– Я, – говорил он, – никогда болен не был и не знаю, зачем болеть: живи как следует; не пей вина, ни кофею, не копти грудь табаком – и не заболеешь; спи без подушки в правильную линию – и не будешь гнуться; а ешь солонее и пей кислее, так и умрешь – не сгниешь.
Из этих сказов Павлина я познал тайны его обыденной гигиены и подумывал: вряд ли все это может нравиться молоденькой и свеженькой Любе?
Он нимало не претендовал, но Люба почти не жила в его швейцарском затворе, в котором с женитьбою Павлина появились новые занавесы, цветы и канарейки. Он даже не ревновал, когда выходящие от Анны Львовны молодые люди, принимая из его рук свои шинели, расточали неосторожно не совсем скромные похвалы красоте «швейцарки». Павлин при этих хвалениях только молчал и улыбался в свои густые светло-русые усы.
Благоразумный и рассудительный, но всегда строгий к себе и честный Павлин, не будучи способен ни к какому коварству и предательству, не подозревал его в других и потому, имея ум свой чистым и светлым, являлся совершенно слепым. Глядя на него, можно было проверить всю истинность слов Бэкона Веруламского о людях, которые, вследствие преобладания философского настроения, делаются совами, видящими только во мраке своих умозаключений и слепотствующими при свете действий, а особенно лишенными способности видеть то, что всего яснее и очевиднее. Как «сынове мира сего мудрее сынов света в роде своем» и как Павлин в своем роде был сын света и слуга долга, то сынове мира его перемудрили и обокрали…
Люба была окончательно отвращена от мужа и затем, конечно, сбила с толку и обманута сама. Как это произошло – я не стану вам рассказывать, потому что сам при том не был и ни от кого этих подробностей не слыхал, да и, наконец, не все ли это равно нам, как это сделалось. Довольно того, что имеющий стадо овец таки взял и отнял последнюю у имевшего одну овцу.
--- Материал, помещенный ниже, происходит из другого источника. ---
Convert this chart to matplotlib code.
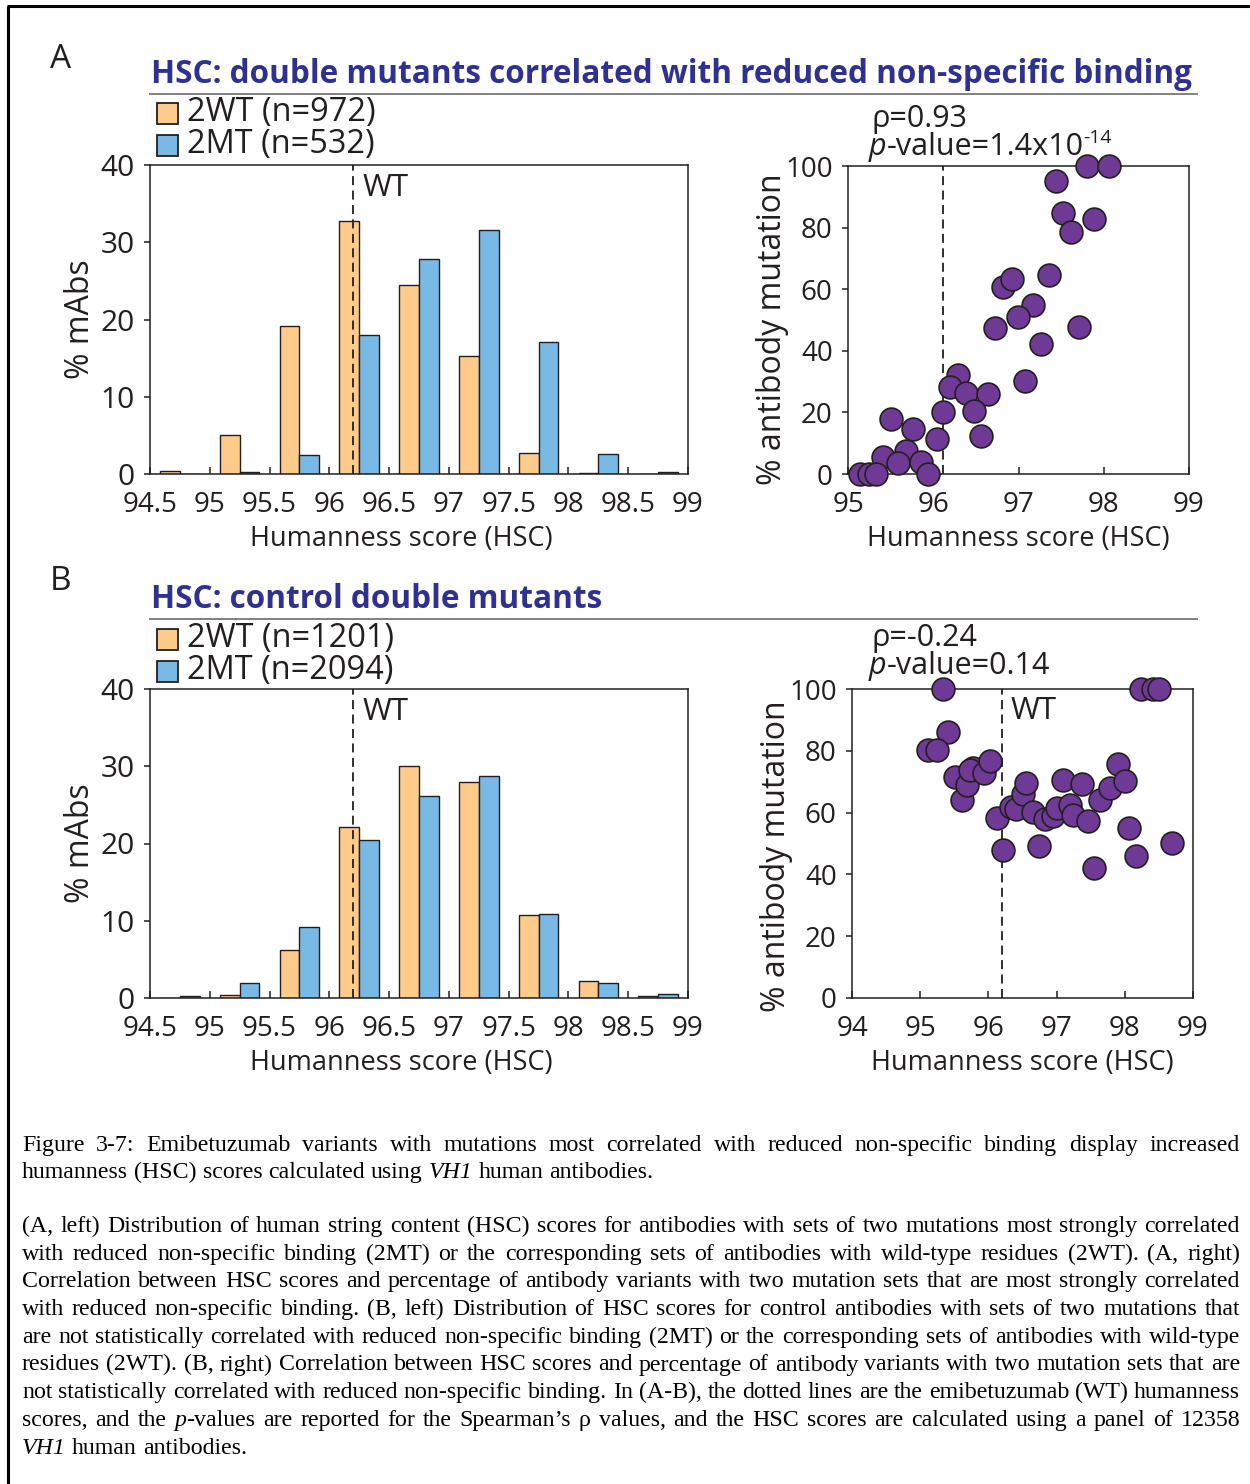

Вам, я думаю едва ли нужно говорить, кто был виновником увлечения Любы? Нетрудно отгадать, что она, при всеобщем за нею волокитстве, должна была сделаться львиною долею Доди, которому особенно благоприятствовали на этот счет все домашние обстоятельства. Люба проводила с ним дни и ночи под одним кровом и… не столько увлеклась им, как спасовала и сдалась перед его настойчивостью. Она видела, что он готов мстить ей, нарушая дорогое ей расположение Анны Львовны; видела, что когда он супится и дуется на нее, это огорчает ее благодетельницу, и та плачет и страдает… Люба не нашлась как поступить иначе и отерла ее слезы. – Додя был малый пустой, он мотал деньги, когда они были, а когда их не было, добывал их под тройные векселя, и при всем том не имел дамы, которая бы слыла его фавориткою за ужинами. Люба ему представилась удобною для этой роли, и он ее к тому предназначил и довел. На этот выход ее снарядил и одел сам Павлин своими собственными руками (он мне впоследствии рассказывал об этом в одну прискорбнейшую минуту своей жизни).
Это был такой случай: на дворе стояла зима; в городе шли балы и маскарады, и Анна Львовна, желая доставить бедной Любе маленькое удовольствие, снарядила ее на один из костюмированных балов в дворянском зале. Об этом выезде Павлину было сказано чуть ли не за месяц, а в течение этого месяца в доме шли хлопоты о Любином костюме. В этих хлопотах принимали участие все, начиная от самой Анны Львовны до Павлина, который, сверх обыкновения, был постоянно отрываем от должности и бегал с записками то в один, то в другой магазин за мелочами, требовавшимися к волшебному костюму Любы. Самым же выполнением костюма, требовавшим особых художественных соображений, заведовал в качестве главного художника друг и товарищ Доди, рисовавший такие удачные карандашные портреты Любы. Все это, разумеется, сближало молодых людей до самой дружественной короткости и совсем затушевывало в головке Любы старого мужа-лакея. Наконец костюм был готов и вышел как нельзя более удачен. Павлин увидел жену, сходившую по лестницу сверху в сопровождении родственницы Анны Львовны и оберегавших Любу кавалеров, в числе коих были главный художник и Додя.